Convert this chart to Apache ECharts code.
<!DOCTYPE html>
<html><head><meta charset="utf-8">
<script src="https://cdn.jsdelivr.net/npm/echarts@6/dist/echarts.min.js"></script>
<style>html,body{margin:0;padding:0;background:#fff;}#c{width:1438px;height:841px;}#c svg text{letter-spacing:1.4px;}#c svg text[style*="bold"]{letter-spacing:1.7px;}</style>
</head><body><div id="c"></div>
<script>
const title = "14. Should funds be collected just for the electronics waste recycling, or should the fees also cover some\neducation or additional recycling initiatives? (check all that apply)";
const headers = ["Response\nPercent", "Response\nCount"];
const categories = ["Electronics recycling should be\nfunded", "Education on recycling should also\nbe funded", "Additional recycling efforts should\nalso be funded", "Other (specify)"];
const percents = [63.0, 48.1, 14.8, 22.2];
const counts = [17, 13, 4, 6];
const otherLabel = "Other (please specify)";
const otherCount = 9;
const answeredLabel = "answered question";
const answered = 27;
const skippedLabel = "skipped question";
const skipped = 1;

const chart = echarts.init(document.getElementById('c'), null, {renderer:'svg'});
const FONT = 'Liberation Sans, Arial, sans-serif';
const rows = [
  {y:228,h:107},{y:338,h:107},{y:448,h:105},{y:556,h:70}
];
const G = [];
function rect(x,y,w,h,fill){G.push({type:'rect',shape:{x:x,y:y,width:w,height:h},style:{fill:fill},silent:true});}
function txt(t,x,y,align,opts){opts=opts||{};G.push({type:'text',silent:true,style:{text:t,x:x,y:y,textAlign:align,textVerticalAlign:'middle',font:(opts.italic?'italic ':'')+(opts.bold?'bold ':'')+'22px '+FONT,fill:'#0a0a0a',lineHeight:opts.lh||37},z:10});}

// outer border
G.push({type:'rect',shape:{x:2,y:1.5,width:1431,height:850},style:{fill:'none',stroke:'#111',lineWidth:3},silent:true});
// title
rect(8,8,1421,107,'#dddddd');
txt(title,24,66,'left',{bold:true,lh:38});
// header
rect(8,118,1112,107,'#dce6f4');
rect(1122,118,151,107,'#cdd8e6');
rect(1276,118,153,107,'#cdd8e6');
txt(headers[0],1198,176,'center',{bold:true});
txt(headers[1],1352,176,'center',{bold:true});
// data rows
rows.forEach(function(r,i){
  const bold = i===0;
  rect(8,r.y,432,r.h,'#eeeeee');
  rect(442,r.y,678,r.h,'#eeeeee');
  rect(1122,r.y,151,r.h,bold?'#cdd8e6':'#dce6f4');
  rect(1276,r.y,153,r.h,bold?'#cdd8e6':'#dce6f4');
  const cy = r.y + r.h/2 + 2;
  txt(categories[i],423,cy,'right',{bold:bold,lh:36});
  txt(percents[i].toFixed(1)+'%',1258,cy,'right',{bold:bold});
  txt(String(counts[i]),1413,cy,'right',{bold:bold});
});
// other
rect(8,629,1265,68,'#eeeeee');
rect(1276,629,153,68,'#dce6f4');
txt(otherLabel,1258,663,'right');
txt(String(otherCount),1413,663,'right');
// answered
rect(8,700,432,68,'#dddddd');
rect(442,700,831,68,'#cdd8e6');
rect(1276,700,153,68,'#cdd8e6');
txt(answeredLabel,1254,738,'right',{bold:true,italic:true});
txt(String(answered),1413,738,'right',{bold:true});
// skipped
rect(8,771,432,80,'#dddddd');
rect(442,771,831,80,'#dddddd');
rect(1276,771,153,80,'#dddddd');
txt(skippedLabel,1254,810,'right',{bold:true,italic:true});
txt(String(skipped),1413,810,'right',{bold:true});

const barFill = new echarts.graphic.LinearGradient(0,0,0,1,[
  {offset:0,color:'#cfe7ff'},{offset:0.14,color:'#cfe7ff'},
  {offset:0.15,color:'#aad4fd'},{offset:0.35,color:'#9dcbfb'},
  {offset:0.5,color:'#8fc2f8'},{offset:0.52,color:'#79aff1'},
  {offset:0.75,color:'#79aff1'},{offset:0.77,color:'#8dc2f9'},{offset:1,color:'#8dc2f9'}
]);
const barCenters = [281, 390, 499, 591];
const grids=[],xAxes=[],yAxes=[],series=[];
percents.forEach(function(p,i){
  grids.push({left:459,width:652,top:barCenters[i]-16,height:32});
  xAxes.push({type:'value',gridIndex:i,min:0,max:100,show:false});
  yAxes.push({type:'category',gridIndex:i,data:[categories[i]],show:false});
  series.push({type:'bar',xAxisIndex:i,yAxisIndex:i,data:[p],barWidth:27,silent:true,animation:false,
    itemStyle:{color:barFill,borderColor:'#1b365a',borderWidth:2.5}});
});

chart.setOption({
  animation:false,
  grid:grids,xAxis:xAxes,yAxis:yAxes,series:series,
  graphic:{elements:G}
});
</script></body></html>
^^^^^^^^^^^^^^^^
■ Task details:
Give again, word for word, the lines of the listing, starting at its first line and ending with the line containing "const skipped = 1;".

■ Task output:
Convert this chart to Apache ECharts code.
<!DOCTYPE html>
<html><head><meta charset="utf-8">
<script src="https://cdn.jsdelivr.net/npm/echarts@6/dist/echarts.min.js"></script>
<style>html,body{margin:0;padding:0;background:#fff;}#c{width:1438px;height:841px;}#c svg text{letter-spacing:1.4px;}#c svg text[style*="bold"]{letter-spacing:1.7px;}</style>
</head><body><div id="c"></div>
<script>
const title = "14. Should funds be collected just for the electronics waste recycling, or should the fees also cover some\neducation or additional recycling initiatives? (check all that apply)";
const headers = ["Response\nPercent", "Response\nCount"];
const categories = ["Electronics recycling should be\nfunded", "Education on recycling should also\nbe funded", "Additional recycling efforts should\nalso be funded", "Other (specify)"];
const percents = [63.0, 48.1, 14.8, 22.2];
const counts = [17, 13, 4, 6];
const otherLabel = "Other (please specify)";
const otherCount = 9;
const answeredLabel = "answered question";
const answered = 27;
const skippedLabel = "skipped question";
const skipped = 1;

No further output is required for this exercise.